Insomma il mondo si sta muovendo verso soluzioni che garantiscano la tutela della salute, da una parte, e la garanzia delle prerogative parlamentari dall’altra.
A noi non interessa la polemica su Parlamento aperto o chiuso. Siamo sempre stati la terza via ed è per questo che crediamo che all’Italia serva solo un Parlamento connesso. Dobbiamo lavorare in questa fase con lo stesso spirito di semplicità e di servizio con cui operano tanti sindaci e tanti consiglieri comunali.
Probabilmente non bastano solo strumenti o mere soluzioni tecnologiche, probabilmente serviranno anche modifiche legislative, regolamentari o addirittura costituzionali per poter realizzare tutto questo, ma non possiamo permetterci di perdere altro tempo.

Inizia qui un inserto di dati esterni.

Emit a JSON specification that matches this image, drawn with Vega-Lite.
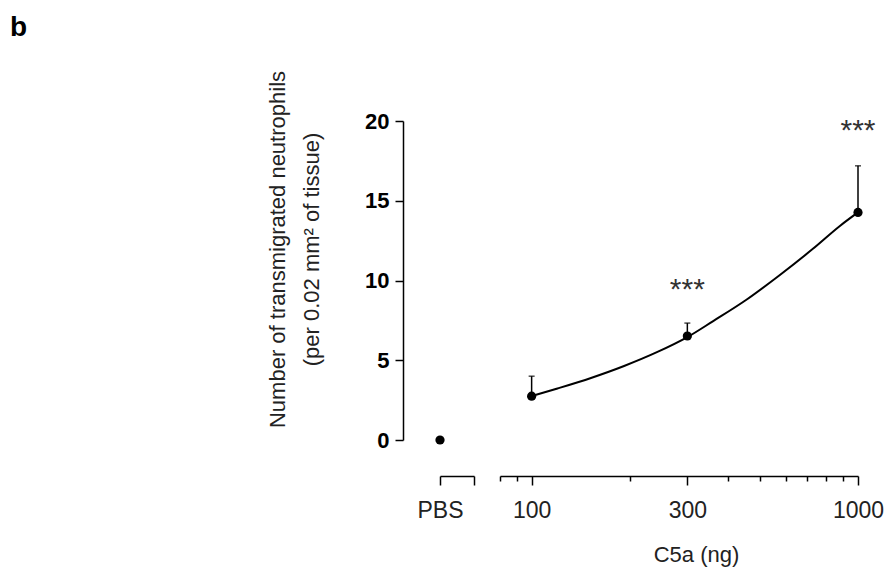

Le presidenze di Camera e Senato dovrebbero convocare un tavolo tecnico presso la Giunta per il Regolamento per individuare un sistema sicuro ed efficiente, capace di replicare in ambiente digitale l’organizzazione dei lavori in aula e in commissione, nonché le eventuali modifiche normative necessarie, se necessarie.
Aprirsi al cambiamento non significa tradire principi e valori della Costituzione e dei regolamenti parlamentari, pensati in altri tempi.
La politica e le istituzioni devono avere il coraggio di affrontare situazioni nuove e impensate con soluzioni inedite e comunque temporanee. Abbattiamo resistenze e conservatorismi.
Viviamo fino in fondo democrazia e partecipazione anche in questo tempo difficile.